▸ **Stated problem**
Note each line where "script" appears, and copy it.

▸ **Records shown**

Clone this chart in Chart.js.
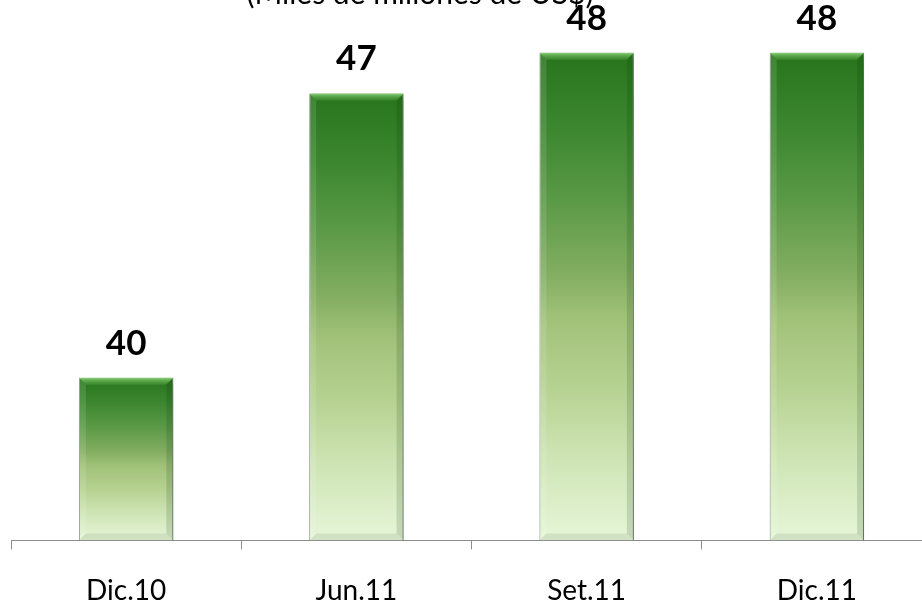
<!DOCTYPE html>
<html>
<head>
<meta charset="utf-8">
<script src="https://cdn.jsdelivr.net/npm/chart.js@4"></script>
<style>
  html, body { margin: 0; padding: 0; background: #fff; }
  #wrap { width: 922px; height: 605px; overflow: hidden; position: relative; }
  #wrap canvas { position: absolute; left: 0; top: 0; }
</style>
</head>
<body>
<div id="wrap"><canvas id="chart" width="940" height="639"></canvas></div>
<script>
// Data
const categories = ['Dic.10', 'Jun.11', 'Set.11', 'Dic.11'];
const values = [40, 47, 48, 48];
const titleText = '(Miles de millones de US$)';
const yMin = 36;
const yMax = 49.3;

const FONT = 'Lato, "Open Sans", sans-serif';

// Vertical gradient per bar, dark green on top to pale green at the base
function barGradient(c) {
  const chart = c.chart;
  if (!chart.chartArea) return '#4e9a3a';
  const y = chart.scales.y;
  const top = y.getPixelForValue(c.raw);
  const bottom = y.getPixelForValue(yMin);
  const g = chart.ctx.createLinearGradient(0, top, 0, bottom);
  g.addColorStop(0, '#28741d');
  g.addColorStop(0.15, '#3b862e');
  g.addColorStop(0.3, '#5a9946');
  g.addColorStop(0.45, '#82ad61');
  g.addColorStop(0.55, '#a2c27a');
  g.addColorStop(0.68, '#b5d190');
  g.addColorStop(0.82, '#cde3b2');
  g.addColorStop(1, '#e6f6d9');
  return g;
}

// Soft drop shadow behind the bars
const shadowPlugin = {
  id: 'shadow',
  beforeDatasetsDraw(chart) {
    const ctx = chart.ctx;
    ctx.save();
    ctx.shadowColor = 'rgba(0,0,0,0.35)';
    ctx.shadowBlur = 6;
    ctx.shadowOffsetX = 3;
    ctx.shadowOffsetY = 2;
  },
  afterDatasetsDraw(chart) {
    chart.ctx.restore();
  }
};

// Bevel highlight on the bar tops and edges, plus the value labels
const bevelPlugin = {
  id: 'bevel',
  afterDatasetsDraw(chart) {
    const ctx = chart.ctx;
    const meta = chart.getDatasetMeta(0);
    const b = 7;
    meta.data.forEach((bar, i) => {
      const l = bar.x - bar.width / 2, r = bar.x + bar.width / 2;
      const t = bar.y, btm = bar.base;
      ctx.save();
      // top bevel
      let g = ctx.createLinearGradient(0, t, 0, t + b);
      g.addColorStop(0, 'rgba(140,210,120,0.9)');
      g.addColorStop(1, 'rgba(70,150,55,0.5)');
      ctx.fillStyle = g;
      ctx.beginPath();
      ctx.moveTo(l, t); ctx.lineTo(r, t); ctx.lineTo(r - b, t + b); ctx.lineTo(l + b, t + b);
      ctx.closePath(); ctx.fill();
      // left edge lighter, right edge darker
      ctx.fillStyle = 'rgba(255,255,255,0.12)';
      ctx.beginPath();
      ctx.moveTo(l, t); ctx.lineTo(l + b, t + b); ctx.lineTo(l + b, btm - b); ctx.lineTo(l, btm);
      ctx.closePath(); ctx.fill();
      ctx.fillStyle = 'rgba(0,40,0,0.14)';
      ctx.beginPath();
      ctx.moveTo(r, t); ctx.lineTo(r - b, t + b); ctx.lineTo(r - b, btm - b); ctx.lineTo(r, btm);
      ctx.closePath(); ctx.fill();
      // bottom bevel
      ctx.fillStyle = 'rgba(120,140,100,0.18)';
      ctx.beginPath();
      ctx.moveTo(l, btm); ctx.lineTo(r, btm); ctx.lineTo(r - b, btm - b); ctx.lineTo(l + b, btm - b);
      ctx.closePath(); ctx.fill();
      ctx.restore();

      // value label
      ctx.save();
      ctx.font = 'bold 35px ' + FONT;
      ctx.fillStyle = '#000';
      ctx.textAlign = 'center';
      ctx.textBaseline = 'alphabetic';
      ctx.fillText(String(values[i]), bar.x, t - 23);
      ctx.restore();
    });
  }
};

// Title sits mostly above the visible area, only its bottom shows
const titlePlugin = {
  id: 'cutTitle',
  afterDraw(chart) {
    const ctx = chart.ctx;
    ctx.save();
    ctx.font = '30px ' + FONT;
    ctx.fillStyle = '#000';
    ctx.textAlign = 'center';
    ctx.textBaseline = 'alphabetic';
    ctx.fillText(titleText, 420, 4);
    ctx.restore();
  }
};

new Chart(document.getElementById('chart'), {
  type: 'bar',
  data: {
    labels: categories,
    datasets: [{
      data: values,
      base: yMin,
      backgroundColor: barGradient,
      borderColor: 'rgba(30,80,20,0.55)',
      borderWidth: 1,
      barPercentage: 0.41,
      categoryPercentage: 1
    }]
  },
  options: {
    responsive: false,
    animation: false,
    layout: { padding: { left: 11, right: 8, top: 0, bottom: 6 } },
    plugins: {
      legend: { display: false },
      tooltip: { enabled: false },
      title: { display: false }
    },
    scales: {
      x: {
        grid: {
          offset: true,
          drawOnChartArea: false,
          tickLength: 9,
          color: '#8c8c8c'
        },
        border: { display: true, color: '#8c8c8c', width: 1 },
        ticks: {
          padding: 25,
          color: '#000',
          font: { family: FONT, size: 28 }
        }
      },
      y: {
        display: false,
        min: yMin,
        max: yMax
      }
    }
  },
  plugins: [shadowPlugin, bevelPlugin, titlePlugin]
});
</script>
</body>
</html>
---
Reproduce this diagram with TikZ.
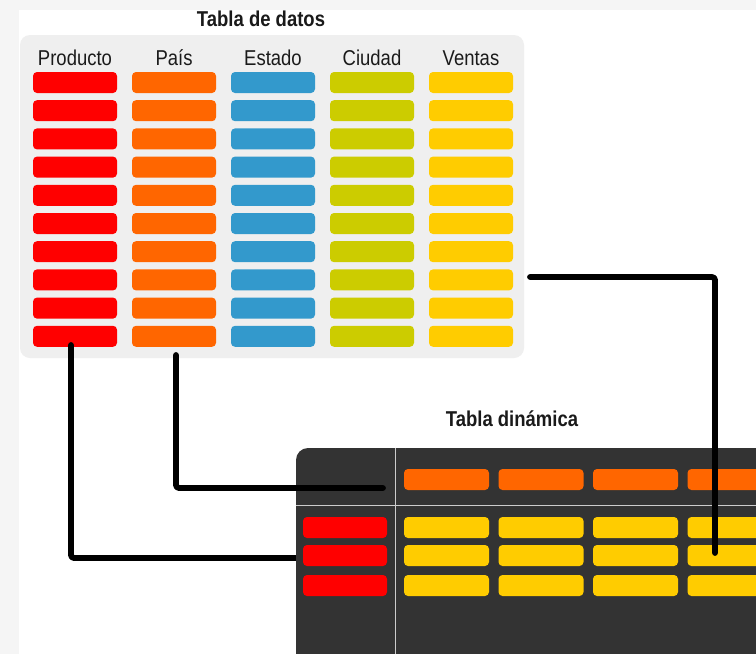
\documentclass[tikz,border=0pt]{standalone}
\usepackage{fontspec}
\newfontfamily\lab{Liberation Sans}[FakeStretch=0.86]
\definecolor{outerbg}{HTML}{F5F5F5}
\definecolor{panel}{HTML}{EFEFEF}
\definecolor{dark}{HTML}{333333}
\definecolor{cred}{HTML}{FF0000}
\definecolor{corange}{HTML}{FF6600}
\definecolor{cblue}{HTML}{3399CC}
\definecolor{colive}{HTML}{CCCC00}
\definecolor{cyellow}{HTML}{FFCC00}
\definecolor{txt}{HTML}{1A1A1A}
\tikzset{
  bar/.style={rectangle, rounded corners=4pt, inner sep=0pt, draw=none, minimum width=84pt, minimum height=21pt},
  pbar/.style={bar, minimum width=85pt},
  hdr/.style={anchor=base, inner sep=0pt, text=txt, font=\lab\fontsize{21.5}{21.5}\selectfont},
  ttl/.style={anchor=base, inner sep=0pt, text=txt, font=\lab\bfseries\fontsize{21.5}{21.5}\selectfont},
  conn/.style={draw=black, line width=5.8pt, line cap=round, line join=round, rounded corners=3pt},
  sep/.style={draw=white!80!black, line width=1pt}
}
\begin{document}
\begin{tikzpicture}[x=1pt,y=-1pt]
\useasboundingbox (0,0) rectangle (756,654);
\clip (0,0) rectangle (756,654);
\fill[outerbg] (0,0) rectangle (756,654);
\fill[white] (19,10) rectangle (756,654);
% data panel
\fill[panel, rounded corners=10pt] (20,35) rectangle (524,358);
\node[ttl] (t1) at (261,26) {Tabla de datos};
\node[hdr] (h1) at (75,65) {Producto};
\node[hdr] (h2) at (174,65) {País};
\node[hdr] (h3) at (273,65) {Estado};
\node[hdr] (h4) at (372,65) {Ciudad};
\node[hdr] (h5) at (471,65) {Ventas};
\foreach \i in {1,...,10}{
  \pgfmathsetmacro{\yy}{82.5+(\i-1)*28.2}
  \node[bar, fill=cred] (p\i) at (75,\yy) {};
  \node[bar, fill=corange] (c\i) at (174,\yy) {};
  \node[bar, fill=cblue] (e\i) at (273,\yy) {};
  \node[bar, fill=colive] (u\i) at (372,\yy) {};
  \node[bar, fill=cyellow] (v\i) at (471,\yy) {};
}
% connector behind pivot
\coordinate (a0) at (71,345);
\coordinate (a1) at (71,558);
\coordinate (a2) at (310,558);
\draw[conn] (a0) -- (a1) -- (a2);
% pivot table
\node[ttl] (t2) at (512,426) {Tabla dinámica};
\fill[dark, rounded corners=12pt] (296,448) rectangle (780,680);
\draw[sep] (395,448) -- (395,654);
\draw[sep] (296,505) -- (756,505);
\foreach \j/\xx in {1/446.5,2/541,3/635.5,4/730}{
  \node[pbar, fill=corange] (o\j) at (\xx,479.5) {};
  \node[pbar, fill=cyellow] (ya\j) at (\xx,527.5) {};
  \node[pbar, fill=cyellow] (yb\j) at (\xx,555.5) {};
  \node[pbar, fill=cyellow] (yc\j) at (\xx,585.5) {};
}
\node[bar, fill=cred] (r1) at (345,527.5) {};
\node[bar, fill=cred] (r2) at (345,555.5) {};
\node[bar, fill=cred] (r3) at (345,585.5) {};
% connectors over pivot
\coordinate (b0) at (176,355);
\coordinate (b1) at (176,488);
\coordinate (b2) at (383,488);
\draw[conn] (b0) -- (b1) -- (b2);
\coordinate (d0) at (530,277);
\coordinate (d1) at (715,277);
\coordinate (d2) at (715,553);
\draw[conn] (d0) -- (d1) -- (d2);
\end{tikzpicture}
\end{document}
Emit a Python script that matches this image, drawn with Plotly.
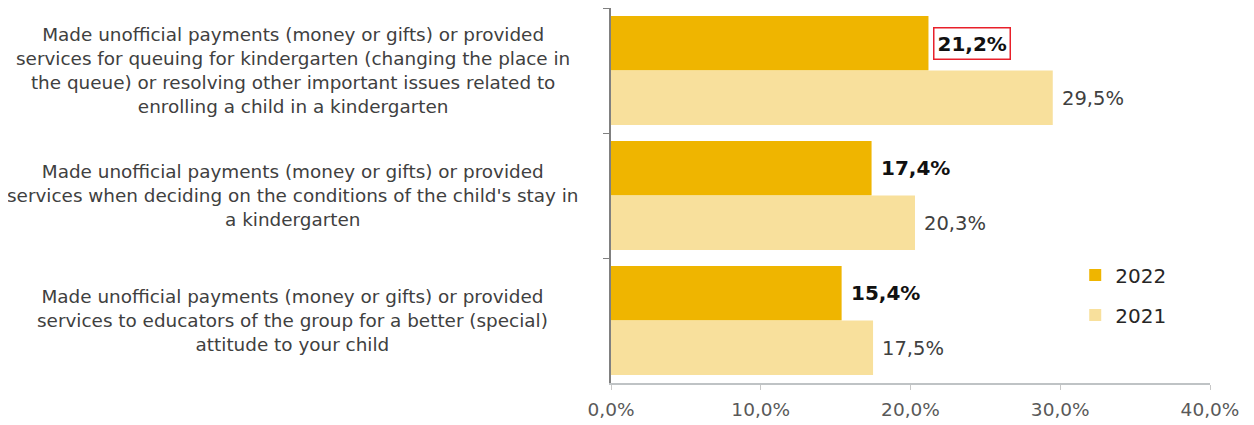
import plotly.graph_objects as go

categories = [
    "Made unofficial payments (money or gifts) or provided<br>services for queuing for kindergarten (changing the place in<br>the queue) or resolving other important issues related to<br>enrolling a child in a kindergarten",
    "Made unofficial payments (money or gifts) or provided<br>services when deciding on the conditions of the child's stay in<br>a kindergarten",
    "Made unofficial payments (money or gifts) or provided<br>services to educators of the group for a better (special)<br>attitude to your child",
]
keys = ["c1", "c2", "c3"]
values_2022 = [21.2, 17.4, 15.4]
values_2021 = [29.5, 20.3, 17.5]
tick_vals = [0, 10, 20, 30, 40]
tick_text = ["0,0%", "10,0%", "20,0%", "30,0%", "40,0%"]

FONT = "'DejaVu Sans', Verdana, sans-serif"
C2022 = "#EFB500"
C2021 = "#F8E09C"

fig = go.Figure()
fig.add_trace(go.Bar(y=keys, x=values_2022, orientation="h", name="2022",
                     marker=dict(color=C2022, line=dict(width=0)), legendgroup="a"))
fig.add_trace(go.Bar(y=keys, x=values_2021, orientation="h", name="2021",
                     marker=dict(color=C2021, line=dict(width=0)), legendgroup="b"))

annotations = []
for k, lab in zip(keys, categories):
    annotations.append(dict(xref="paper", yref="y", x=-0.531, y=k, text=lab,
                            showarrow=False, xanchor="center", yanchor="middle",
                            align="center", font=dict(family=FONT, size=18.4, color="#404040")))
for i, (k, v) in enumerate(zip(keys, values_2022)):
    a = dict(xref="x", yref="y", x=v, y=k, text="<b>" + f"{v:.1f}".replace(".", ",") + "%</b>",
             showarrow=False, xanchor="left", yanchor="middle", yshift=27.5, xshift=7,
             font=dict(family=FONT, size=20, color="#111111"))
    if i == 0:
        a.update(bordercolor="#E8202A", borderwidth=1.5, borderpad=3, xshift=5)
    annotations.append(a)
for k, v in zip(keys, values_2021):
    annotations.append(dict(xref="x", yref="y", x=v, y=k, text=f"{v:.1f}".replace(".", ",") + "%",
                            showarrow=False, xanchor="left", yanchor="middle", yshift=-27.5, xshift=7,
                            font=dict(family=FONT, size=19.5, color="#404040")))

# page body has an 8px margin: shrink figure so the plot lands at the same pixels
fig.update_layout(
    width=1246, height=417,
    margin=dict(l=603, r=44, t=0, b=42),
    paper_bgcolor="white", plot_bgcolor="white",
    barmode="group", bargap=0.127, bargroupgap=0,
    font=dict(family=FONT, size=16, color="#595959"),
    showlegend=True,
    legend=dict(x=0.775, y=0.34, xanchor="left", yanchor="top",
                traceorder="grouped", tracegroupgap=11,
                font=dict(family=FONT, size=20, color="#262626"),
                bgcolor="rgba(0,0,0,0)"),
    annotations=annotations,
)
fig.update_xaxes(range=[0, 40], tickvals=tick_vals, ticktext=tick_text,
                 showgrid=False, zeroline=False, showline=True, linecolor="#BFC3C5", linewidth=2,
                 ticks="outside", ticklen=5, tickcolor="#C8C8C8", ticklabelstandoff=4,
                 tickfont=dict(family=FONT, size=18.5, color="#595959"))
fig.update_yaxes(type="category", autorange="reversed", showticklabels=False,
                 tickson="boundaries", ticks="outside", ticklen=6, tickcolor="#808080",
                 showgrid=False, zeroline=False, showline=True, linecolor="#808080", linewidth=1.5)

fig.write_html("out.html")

▸ **Result**
<script src="https://cdn.jsdelivr.net/npm/chart.js@4"></script>
<script>
</script>
Emit a Python script that matches this image, drawn with Plotly.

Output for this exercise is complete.